Bandung, www.pasjabar.com — Kondisi di Kebun Binatang Bandung memanas pada Rabu sore (2/7/2025), ketika sekitar 80 orang karyawan mengepung kantor manajemen. Aksi ini bukan sekadar protes biasa, melainkan bentuk perlawanan terbuka terhadap dugaan pengambilalihan ilegal oleh manajemen baru yang disebut-sebut berasal dari Taman Safari Indonesia (TSI).
Aksi yang dimulai pukul 16.30 WIB itu berlangsung hingga malam hari tanpa respons dari pihak manajemen. Karyawan dari berbagai divisi, mulai dari petugas tiket, penjaga satwa (keeper), operasional, hingga pengelola kebersihan dan SDM kompak menuntut satu hal: kejelasan legalitas pengelola Kebun Binatang Bandung yang kini dipertanyakan.
“Sejak mereka masuk pada 20 Maret 2025, tidak ada satu pun dokumen sah yang menunjukkan bahwa TSI berhak mengelola kebun binatang ini,” ujar Yaya Suhaya, Ketua Serikat Pekerja Mandiri Derenten (SPMD), kepada awak media.
Manajemen Bungkam, Pekerja Menggugat: Siapa Pemilik Sah Bandung Zoo?

Situasi makin panas ketika hingga pukul 21.15 WIB, tak satu pun perwakilan manajemen muncul untuk memberikan klarifikasi. Padahal aparat dari Polsek Coblong telah tiba di lokasi untuk menjaga ketertiban sejak pukul 20.00 WIB.
Para karyawan menyebut bahwa aksi ini merupakan bentuk keprihatinan mereka terhadap nasib lembaga konservasi tertua di Jawa Barat tersebut.
“Kalau memang mereka ilegal, kenapa dibiarkan mengelola fasilitas publik? Apakah kami harus terus bekerja dalam ketidakpastian seperti ini?” tegas Yaya.
Aroma kejanggalan makin kuat karena pengelola yang diklaim berasal dari Taman Safari Indonesia memilih bungkam di tengah sorotan publik.
Di saat para pengunjung bersuka ria, para karyawan justru sibuk mempertanyakan siapa sebenarnya pemilik sah dari lembaga konservasi yang merawat puluhan spesies langka ini.
Terungkap!
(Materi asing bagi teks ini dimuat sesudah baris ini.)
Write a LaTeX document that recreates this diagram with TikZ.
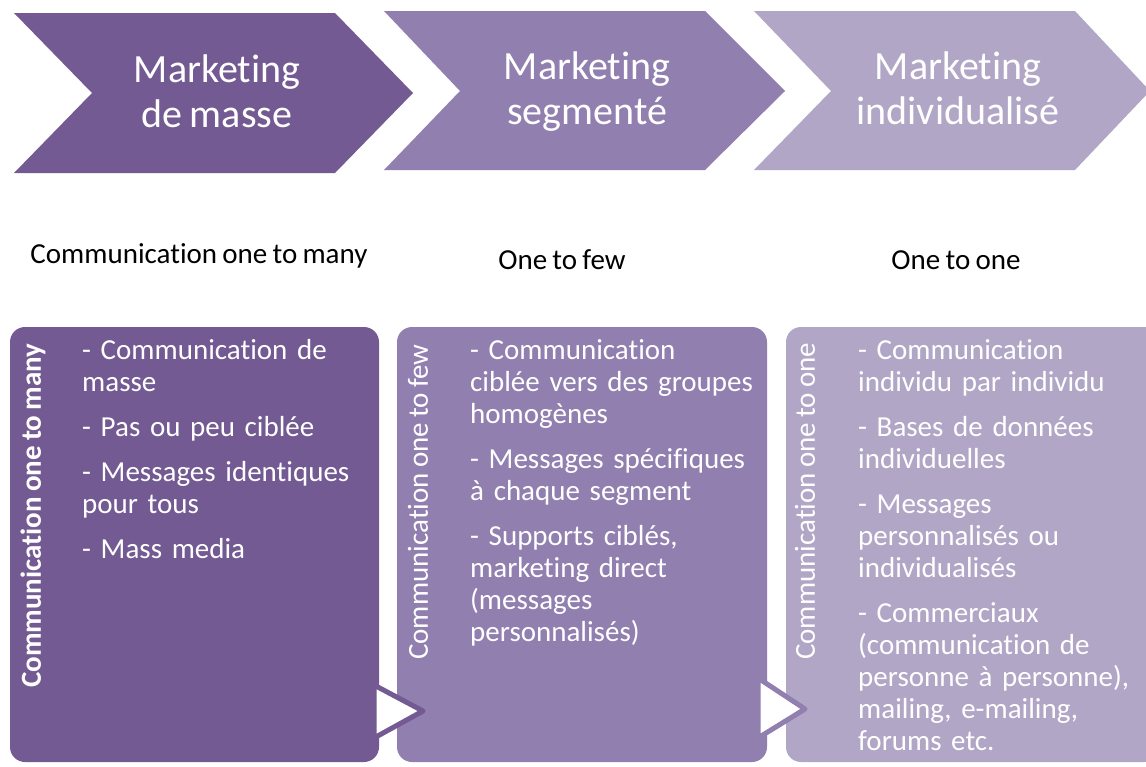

Akta Notaris Sah Dipegang Yayasan Margasatwa Tamansari
Di tengah aksi yang terus berlangsung, muncul sosok Gantira Bratakusuma, salah satu pembina Yayasan Margasatwa Tamansari.
Ia hadir bersama kuasa hukum dan membawa dokumen penting berupa Akta Notaris Nomor 40, tertanggal Oktober 2024, yang menyatakan bahwa pengelola sah adalah Bisma Bratakusuma.
Pengungkapan ini menambah keruhnya konflik internal di tubuh Bandung Zoo. Menurut Yaya, masalah ini bukan sekadar administratif, melainkan menyangkut tata kelola lembaga konservasi yang selama ini abai terhadap hak pekerja dan kesejahteraan satwa.
“Ironis, ketika publik mengira semua baik-baik saja, kami justru sibuk mencari tahu siapa majikan kami. Jika satwa stres, sakit, atau mati, kami yang disalahkan!” pungkas Yaya dengan nada geram.
Situasi ini memperlihatkan urgensi transparansi dan legalitas dalam pengelolaan lembaga konservasi.
Warga Bandung dan masyarakat umum berhak tahu siapa yang sebenarnya bertanggung jawab terhadap masa depan Kebun Binatang Bandung dan para penghuninya.